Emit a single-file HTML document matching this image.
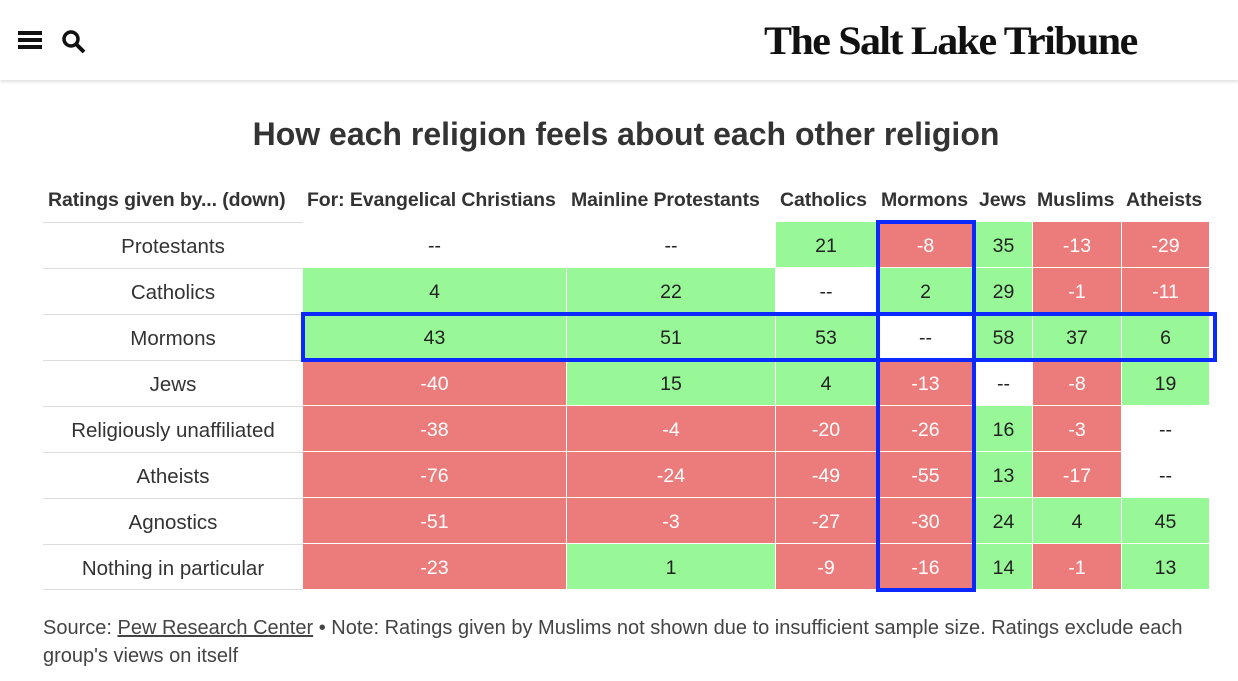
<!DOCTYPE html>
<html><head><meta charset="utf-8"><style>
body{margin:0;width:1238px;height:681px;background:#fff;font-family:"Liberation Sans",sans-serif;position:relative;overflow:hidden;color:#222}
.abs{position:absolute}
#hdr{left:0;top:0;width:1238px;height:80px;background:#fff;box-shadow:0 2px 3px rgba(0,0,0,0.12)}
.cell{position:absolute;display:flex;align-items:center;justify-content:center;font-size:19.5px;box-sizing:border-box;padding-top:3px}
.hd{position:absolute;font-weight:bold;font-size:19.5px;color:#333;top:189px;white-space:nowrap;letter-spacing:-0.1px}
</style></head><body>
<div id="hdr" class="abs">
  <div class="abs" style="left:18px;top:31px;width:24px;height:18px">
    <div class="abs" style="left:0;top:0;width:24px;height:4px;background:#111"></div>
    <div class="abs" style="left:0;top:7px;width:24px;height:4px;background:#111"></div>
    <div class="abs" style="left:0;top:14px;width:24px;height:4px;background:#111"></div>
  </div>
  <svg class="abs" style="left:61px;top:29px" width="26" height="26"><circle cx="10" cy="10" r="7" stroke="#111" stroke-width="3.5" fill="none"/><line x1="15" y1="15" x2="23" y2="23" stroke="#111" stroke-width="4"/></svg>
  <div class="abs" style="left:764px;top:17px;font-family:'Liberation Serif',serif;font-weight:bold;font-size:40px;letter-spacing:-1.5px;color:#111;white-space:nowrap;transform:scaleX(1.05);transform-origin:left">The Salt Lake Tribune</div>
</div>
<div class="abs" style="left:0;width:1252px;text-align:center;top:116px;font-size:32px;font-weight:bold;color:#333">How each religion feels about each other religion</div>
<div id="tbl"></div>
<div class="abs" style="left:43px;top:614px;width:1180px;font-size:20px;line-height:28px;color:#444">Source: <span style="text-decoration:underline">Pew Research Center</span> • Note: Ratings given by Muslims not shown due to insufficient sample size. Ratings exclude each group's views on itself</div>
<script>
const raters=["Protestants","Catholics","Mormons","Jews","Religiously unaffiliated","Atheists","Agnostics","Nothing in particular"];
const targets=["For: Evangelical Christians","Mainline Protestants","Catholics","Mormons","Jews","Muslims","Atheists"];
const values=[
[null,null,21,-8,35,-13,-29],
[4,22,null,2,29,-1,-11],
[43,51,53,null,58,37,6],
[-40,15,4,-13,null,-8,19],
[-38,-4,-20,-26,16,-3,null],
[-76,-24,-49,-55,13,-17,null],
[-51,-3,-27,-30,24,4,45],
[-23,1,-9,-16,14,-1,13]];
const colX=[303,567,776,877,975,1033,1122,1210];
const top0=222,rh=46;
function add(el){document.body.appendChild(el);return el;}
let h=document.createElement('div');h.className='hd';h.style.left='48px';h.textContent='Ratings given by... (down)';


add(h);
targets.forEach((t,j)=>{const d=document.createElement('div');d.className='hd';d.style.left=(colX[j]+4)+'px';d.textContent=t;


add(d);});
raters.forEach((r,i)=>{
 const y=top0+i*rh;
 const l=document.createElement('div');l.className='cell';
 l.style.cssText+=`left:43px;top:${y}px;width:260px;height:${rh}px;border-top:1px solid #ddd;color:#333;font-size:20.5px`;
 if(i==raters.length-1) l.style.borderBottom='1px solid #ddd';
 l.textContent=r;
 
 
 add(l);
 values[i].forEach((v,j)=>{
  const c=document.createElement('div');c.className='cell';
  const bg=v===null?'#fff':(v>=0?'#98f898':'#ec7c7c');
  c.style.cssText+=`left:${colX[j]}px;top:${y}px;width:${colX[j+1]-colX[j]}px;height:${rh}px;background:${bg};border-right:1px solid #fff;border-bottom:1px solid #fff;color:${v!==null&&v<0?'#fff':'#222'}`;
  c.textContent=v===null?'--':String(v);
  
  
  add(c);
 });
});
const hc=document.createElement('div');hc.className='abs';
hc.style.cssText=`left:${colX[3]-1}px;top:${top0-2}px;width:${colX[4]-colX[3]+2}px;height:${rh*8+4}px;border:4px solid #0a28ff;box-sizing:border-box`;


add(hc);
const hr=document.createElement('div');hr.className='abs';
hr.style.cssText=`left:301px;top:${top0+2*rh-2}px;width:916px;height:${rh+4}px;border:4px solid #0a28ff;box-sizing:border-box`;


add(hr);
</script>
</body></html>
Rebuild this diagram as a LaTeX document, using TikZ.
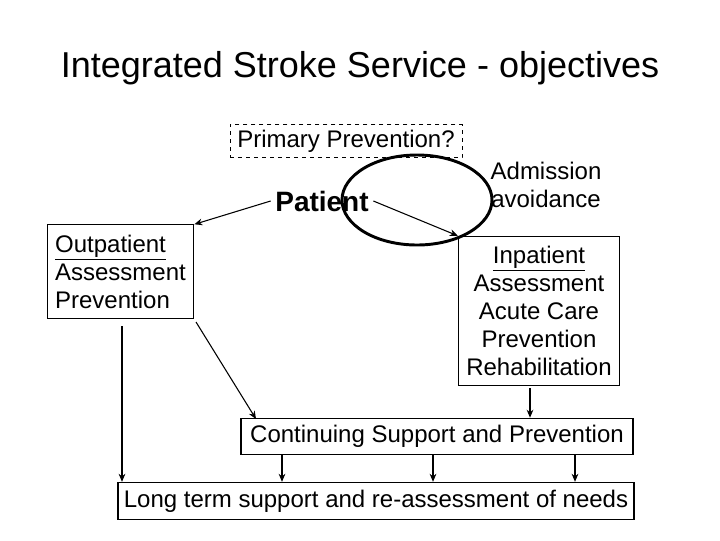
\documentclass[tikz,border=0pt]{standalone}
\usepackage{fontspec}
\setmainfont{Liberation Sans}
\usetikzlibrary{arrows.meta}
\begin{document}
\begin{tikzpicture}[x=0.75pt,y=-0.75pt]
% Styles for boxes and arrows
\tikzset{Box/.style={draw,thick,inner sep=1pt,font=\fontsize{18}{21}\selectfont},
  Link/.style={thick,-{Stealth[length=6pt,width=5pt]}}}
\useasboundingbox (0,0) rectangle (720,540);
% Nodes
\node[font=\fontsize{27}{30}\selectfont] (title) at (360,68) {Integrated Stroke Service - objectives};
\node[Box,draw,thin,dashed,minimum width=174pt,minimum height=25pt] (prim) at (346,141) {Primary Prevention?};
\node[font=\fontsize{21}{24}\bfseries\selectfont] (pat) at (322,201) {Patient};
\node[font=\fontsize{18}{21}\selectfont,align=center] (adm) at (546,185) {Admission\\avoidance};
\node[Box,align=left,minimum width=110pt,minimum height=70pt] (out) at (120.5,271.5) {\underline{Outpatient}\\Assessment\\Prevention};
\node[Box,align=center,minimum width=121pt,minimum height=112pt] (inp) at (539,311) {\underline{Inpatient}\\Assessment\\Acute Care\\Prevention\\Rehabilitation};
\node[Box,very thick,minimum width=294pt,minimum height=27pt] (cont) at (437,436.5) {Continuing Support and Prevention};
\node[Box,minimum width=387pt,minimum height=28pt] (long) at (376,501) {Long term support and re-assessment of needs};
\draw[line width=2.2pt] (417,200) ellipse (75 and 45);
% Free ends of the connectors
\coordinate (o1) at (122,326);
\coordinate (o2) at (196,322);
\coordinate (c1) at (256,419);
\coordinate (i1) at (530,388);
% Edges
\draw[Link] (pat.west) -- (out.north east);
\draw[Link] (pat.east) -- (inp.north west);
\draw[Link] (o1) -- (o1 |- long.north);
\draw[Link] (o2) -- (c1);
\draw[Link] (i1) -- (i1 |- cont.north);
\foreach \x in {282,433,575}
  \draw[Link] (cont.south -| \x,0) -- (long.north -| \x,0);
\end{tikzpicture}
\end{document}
******************************
Pull out each line of the records holding the string "this".

Emit a single-file HTML document matching this image.
Rebuild this diagram as a LaTeX document, using TikZ.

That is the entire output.